▶ **Collected material**:
-----
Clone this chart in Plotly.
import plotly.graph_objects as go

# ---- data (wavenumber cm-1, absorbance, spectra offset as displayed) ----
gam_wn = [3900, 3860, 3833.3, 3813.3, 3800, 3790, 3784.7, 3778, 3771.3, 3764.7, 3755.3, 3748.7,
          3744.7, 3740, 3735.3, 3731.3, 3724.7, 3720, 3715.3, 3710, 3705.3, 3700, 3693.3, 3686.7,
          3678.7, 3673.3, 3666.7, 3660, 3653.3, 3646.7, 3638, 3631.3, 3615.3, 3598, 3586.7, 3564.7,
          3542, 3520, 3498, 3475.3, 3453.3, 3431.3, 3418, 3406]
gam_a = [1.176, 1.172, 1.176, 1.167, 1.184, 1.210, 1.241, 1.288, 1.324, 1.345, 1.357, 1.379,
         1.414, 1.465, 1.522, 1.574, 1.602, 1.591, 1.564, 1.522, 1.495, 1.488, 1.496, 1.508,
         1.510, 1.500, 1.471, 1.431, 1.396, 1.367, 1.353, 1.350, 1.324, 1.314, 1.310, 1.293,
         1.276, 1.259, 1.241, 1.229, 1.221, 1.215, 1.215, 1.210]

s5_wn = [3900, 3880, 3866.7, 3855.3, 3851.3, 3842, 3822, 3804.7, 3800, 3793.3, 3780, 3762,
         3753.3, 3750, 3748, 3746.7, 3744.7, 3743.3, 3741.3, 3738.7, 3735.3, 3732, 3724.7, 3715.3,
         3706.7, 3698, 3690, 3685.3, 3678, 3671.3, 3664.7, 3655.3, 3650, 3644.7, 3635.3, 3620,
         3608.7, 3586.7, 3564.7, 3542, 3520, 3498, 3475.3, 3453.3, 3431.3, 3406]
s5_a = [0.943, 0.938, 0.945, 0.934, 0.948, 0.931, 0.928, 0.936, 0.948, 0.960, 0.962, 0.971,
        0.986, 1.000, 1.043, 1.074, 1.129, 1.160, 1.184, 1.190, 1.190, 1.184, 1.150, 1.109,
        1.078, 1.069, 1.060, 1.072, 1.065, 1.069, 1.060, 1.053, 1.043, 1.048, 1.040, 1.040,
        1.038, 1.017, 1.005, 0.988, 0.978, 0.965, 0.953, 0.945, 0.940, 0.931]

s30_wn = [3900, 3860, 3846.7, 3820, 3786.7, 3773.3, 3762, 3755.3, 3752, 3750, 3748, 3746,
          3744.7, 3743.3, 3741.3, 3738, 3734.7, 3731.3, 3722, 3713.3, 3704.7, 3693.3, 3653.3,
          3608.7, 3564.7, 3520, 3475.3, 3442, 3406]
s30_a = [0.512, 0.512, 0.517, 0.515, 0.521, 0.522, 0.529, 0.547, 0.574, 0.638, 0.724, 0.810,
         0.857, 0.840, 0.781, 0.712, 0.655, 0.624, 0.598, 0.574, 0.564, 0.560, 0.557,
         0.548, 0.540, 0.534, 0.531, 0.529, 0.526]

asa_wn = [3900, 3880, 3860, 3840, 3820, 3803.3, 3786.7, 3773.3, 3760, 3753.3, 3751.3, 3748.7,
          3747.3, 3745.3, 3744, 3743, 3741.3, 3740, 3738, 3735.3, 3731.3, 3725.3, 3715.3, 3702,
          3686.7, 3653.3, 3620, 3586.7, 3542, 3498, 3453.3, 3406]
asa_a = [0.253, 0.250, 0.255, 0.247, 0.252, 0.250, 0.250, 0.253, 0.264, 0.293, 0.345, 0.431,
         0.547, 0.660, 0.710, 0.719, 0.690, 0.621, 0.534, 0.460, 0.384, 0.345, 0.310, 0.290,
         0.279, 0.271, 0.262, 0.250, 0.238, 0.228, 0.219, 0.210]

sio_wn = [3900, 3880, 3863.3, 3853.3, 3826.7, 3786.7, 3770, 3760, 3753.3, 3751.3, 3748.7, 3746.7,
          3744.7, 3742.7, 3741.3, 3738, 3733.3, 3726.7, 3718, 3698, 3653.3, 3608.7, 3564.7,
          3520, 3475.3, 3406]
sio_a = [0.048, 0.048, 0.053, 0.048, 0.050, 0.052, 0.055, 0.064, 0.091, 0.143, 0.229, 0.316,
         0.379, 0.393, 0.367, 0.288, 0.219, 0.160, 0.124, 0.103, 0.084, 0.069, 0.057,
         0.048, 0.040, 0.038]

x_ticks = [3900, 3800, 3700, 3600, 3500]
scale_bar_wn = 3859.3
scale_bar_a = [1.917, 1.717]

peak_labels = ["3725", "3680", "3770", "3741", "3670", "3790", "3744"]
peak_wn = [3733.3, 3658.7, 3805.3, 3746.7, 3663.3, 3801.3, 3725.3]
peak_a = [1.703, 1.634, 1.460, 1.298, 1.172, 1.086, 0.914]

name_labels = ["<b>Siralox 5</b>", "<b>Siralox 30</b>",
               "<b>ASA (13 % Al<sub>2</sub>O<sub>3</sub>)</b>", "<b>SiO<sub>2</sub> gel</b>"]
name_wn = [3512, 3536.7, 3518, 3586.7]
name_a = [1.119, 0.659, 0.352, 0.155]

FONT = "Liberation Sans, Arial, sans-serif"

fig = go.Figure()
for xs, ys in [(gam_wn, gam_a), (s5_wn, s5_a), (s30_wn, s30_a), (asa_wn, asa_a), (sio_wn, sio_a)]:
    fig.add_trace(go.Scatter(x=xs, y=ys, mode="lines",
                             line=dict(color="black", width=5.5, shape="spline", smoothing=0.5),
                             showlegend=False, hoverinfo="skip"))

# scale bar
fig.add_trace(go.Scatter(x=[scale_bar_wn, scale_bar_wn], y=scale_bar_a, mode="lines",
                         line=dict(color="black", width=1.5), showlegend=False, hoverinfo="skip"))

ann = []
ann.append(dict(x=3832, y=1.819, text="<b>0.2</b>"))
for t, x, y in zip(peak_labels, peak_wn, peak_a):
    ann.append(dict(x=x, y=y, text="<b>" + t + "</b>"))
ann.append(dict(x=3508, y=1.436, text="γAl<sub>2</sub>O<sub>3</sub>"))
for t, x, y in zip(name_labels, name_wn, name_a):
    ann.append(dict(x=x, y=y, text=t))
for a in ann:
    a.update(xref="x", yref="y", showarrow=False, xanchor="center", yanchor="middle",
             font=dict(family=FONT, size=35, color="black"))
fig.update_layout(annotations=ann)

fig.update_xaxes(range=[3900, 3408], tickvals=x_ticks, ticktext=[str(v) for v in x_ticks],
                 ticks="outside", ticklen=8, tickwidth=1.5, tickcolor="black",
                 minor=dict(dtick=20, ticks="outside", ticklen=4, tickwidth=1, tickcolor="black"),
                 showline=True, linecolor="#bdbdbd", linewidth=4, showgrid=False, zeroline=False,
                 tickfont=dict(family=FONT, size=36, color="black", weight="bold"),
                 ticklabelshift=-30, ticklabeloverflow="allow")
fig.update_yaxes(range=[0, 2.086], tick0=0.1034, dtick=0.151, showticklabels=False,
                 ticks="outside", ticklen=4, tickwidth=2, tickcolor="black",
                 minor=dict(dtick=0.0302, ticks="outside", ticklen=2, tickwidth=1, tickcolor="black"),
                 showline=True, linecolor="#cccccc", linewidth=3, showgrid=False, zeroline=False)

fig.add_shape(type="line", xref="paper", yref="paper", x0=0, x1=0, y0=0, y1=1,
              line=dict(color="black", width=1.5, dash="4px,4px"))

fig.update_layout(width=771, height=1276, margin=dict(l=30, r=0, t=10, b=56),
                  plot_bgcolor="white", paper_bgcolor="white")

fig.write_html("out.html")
-----
▶ **Task directions**:
Retype only the lines running from the top of the listing to the line that holds "import plotly.graph_objects as go", both ends included.

▶ **Solution to this problem**:
Clone this chart in Plotly.
import plotly.graph_objects as go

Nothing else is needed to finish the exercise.